India has not only prevented the tiger population from declining but also provided an ecosystem where tigers can flourish, Modi said in Mysore on Sunday, inaugurating a conference to mark 50 years of Project Tiger, a conservation initiative launched in 1973 by the late Prime Minister Indira Gandhi.

“India does not believe in conflict between ecology and economy, and gives equal importance to the coexistence of both,” Modi said. He also launched the International Big Cat Alliance, a global initiative to enhance conservation efforts aimed at the tiger, lion, leopard, cheetah, snow leopard, puma and jaguar.

The 2022 census summary report from the National Tiger Conservation Authority has recorded a substantial increase in the tiger population in the Shivalik Hills and Gangetic plains where camera traps imaged 804 unique tigers compared with 646 tigers in 2018.

In the Sunderbans, the 2022 census photographed 100 unique tigers, compared with an estimate of 88 tigers in 2018. The Sunderbans tigers are well-suited to the mangrove ecosystem but their habitat is confined, with the tiger population threatened by forest exploration, fishing, timber extraction and the expansion of waterways, the report said.

The earlier nationwide estimates of tiger populations were 1,411 in 2006, 1,706 in 2010, 2,226 in 2014, and 2,967 in 2018. The new minimum estimate of 3,167 is based only on camera-caught snapshots of tigers and does not include extrapolations in camera-free tiger areas which should increase the 2022 estimate.

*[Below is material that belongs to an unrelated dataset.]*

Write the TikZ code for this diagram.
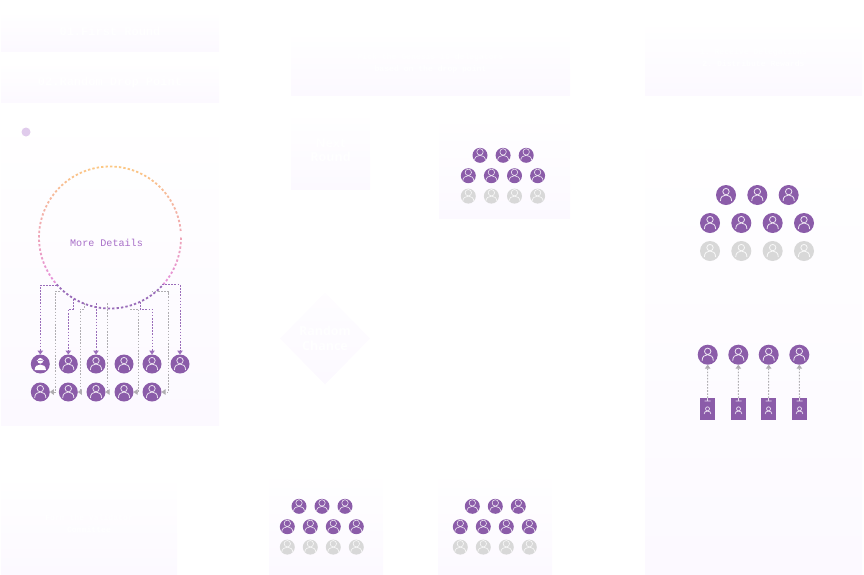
\documentclass[tikz,border=0pt]{standalone}
\usepackage{fontspec}
\setmonofont{Liberation Mono}
\setsansfont{Open Sans}
\usetikzlibrary{arrows.meta,shapes.geometric}

\definecolor{userpurple}{HTML}{8B5CA9}
\definecolor{usergray}{HTML}{D8D8D8}
\definecolor{panelend}{HTML}{FCF9FF}
\definecolor{ringorange}{HTML}{FCC784}
\definecolor{ringpink}{HTML}{E58FDC}
\definecolor{linkgray}{HTML}{B0AEB2}
\definecolor{linkpurple}{HTML}{9A6DBA}
\definecolor{labelpurple}{HTML}{A86FC8}
\definecolor{dotlilac}{HTML}{E0CBEC}
\definecolor{iconline}{HTML}{EADFF1}

\tikzset{
  panelbox/.style={rectangle,inner sep=0pt,outer sep=0pt,top color=white,bottom color=panelend,text=white,align=center},
  headtext/.style={font=\ttfamily\bfseries\fontsize{12}{14}\selectfont},
  smalltext/.style={font=\ttfamily\bfseries\fontsize{8.1}{12}\selectfont},
  bigtext/.style={font=\sffamily\bfseries\fontsize{12.5}{14.5}\selectfont},
  usernode/.style 2 args={circle,inner sep=0pt,outer sep=0pt,minimum size=20pt*#2,fill=#1,
    path picture={\draw[#1!15!white,line width=.8pt*#2,x=1pt,y=-1pt,shift={(path picture bounding box.center)},scale=#2]
      (0,-3.4) circle [radius=3.2]
      (-5.6,6) .. controls (-5.6,1.8) and (-3,0) .. (0,0) .. controls (3,0) and (5.6,1.8) .. (5.6,6);}},
  chiefnode/.style={circle,inner sep=0pt,outer sep=0pt,minimum size=19pt,fill=userpurple,
    path picture={\fill[white,x=1pt,y=-1pt,shift={(path picture bounding box.center)}]
      (0,-3.2) circle [radius=2.8]
      (-3.4,-3.8) rectangle (3.4,-3.1)
      (-5.6,6) .. controls (-5.6,2) and (-3,.6) .. (0,.6) .. controls (3,.6) and (5.6,2) .. (5.6,6) -- cycle;}},
  tagnode/.style={rectangle,inner sep=0pt,outer sep=0pt,minimum width=15pt,minimum height=22pt,fill=userpurple,
    path picture={\draw[iconline,line width=.7pt,x=1pt,y=-1pt,shift={(path picture bounding box.center)}]
      (0,-11) -- (0,-8) (-3,-8) -- (3,-8)
      (0,-.2) circle [radius=2]
      (-3.4,5) .. controls (-3.4,3) and (-2,2.1) .. (0,2.1) .. controls (2,2.1) and (3.4,3) .. (3.4,5);}},
  upath/.style={linkpurple,line width=1pt,dash pattern=on 1.6pt off 1.5pt,-{Triangle[length=4pt,width=5.5pt]}},
  gpath/.style={linkgray,line width=1pt,dash pattern=on 1.6pt off 1.5pt,-{Triangle[length=4pt,width=5.5pt]}}
}

\newcommand{\usergrid}[7]{
  \foreach \i in {0,1,2} \node[usernode={userpurple}{#7}] (#1a\i) at ({#2+\i*#4},#5) {};
  \foreach \i in {0,1,2,3} \node[usernode={userpurple}{#7}] (#1b\i) at ({#3+\i*#4},{#5+#6}) {};
  \foreach \i in {0,1,2,3} \node[usernode={usergray}{#7}] (#1c\i) at ({#3+\i*#4},{#5+2*#6}) {};
}

\begin{document}
\begin{tikzpicture}[x=1pt,y=-1pt]
  \useasboundingbox (0,0) rectangle (864,574);

  \node[panelbox,headtext,minimum width=218pt,minimum height=40pt] (firstround) at (110,31) {01.First Round};
  \node[panelbox,headtext,minimum width=218pt,minimum height=40pt] (dropoint) at (110,82) {02.Random Drop Point};
  \node[panelbox,minimum width=218pt,minimum height=315pt] (leftpanel) at (110,267.5) {};
  \node[panelbox,smalltext,minimum width=279pt,minimum height=64pt] (pickpanel) at (430.5,63) {Pick the Genesis 16 delegators\\based on the drop point};
  \node[panelbox,smalltext,minimum width=217pt,minimum height=75pt] (rewardpanel) at (753.5,57.5) {1. Receive Delegations\\2. Distribute Rewards};
  \node[panelbox,bigtext,minimum width=79pt,minimum height=78pt] (nextround) at (330.5,150) {Next\\Round};
  \node[panelbox,minimum width=131pt,minimum height=103pt] (gridone) at (504.5,166.5) {};
  \node[panelbox,minimum width=217pt,minimum height=464pt] (rightpanel) at (753.5,342) {};
  \node[panelbox,smalltext,minimum width=176pt,minimum height=100pt] (formpanel) at (89,524) {Form the Validator\\Committee};
  \node[panelbox,minimum width=114pt,minimum height=104pt] (gridtwo) at (326,522) {};
  \node[panelbox,minimum width=114pt,minimum height=104pt] (gridthree) at (495,522) {};
  \node[diamond,aspect=1,inner sep=0pt,outer sep=0pt,minimum width=90pt,minimum height=92pt,top color=panelend!40!white,bottom color=panelend,text=white,align=center,bigtext] (chance) at (325,338.5) {Random\\Chance};

  \node[circle,fill=dotlilac,inner sep=0pt,minimum size=9pt] (legenddot) at (26,132) {};

  \node[circle,inner sep=0pt,outer sep=0pt,minimum size=142pt] (ring) at (110,237.5) {};
  \foreach \a in {0,3.6,...,356.4} {
    \pgfmathsetmacro{\ringmix}{min(100,(sin(\a)+1)/1.67*100)}
    \pgfmathparse{sin(\a)>0.67 ? 1 : 0}
    \ifnum\pgfmathresult=1 \colorlet{ringdot}{linkpurple}\else \colorlet{ringdot}{ringpink!\ringmix!ringorange}\fi
    \draw[ringdot,line width=1.8pt] ([shift={(\a:71)}]110,237.5) arc [start angle=\a,delta angle=1.9,radius=71];
  }
  \node[font=\ttfamily\fontsize{10.1}{12}\selectfont,text=labelpurple,inner sep=0pt] (moredetails) at (106.5,242.5) {More Details};

  \node[chiefnode] (u1) at (40.3,364) {};
  \node[usernode={userpurple}{.95}] (u2) at (68.3,364) {};
  \node[usernode={userpurple}{.95}] (u3) at (96,364) {};
  \node[usernode={userpurple}{.95}] (u4) at (124,364) {};
  \node[usernode={userpurple}{.95}] (u5) at (152,364) {};
  \node[usernode={userpurple}{.95}] (u6) at (180,364) {};
  \node[usernode={userpurple}{.95}] (v1) at (40.3,392) {};
  \node[usernode={userpurple}{.95}] (v2) at (68.3,392) {};
  \node[usernode={userpurple}{.95}] (v3) at (96,392) {};
  \node[usernode={userpurple}{.95}] (v4) at (124,392) {};
  \node[usernode={userpurple}{.95}] (v5) at (152,392) {};

  \coordinate (p1) at (57,285);
  \coordinate (p2) at (73,299);
  \coordinate (p2b) at (68.3,309);
  \coordinate (p3) at (96,303);
  \coordinate (p5) at (140,302);
  \coordinate (p5b) at (152,309);
  \coordinate (p6) at (162,284.5);
  \draw[upath] (p1) -| (u1.north);
  \draw[upath] (p2) |- (p2b) -- (u2.north);
  \draw[upath] (p3) -- (u3.north);
  \draw[upath] (p5) |- (p5b) -- (u5.north);
  \draw[upath] (p6) -| (u6.north);

  \coordinate (g1) at (60,291);
  \coordinate (g1b) at (55.7,291);
  \coordinate (g2) at (84,303);
  \coordinate (g2b) at (80,309);
  \coordinate (g3) at (107.3,303);
  \coordinate (g4) at (130,309);
  \coordinate (g4b) at (138.7,309);
  \coordinate (g5) at (151.7,291.7);
  \coordinate (g5b) at (168.7,291.7);
  \draw[gpath] (g1) -- (g1b) |- (v1.east);
  \draw[gpath] (g2) |- (g2b) |- (v2.east);
  \draw[gpath] (g3) |- (v3.east);
  \draw[gpath] (g4) -- (g4b) |- (v4.east);
  \draw[gpath] (g5) -- (g5b) |- (v5.east);

  \usergrid{ga}{480}{468.3}{23.1}{155.3}{20.4}{.75}
  \usergrid{gb}{299}{287.3}{23}{506.3}{20.4}{.75}
  \usergrid{gc}{472.3}{460.3}{23}{506.3}{20.4}{.75}
  \usergrid{gd}{726}{710}{31.33}{195}{28}{1}

  \foreach \i/\ux/\tx in {1/707.7/707.5,2/738.3/738.5,3/768.7/768.5,4/799.3/799.5} {
    \node[usernode={userpurple}{1}] (w\i) at (\ux,354.7) {};
    \node[tagnode] (t\i) at (\tx,409) {};
    \draw[gpath] (t\i.north) -- (w\i.south);
  }
\end{tikzpicture}
\end{document}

“We expect to get a larger estimate in the final report, but the trend is clear -- we could face a challenge of an overabundance of tigers,” said Qamar Qureshi, a scientist at the Wildlife Institute of India, Dehradun, who played a key role in the census exercise.

“In some areas, tigers are moving out of their source populations into new areas,” Qureshi said. The report has cautioned that Uttarakhand and Uttar Pradesh would need to invest in mitigating conflicts with tigers because of their increasing populations outside protected areas.

Wildlife biologists expect India’s tiger population in the coming years to plateau as the numbers rise amid limited resources. “As populations grow, resources become scarce, especially space,” said Ravi Chellam, a conservation scientist based in Bangalore. “Animal populations are resource-limited and as a result, tend to fluctuate -- not necessarily move only in one direction.”

Habitat loss and fragmentation are among the top threats to tiger populations in the country. The 2022 report has revealed local extinctions in several areas such as Sri Venkateshwara, including the Kawal, Satkosia and Sahyadri tiger reserves in central India, and in Sirsi, Kanyakumari and Srivilliputhur in the Western Ghats landscape.

For the 2022 census, wildlife scientists placed over 32,500 cameras across the country’s 53 tiger reserves and other tiger territories and captured over 97,000 tiger photographs. In the second part of the exercise, whose results remain unavailable for now, they asked forest guards cover wider areas on foot, counting tiger pawmarks and scat droppings to use them as proxy indicators of tigers' presence in camera-free tiger areas.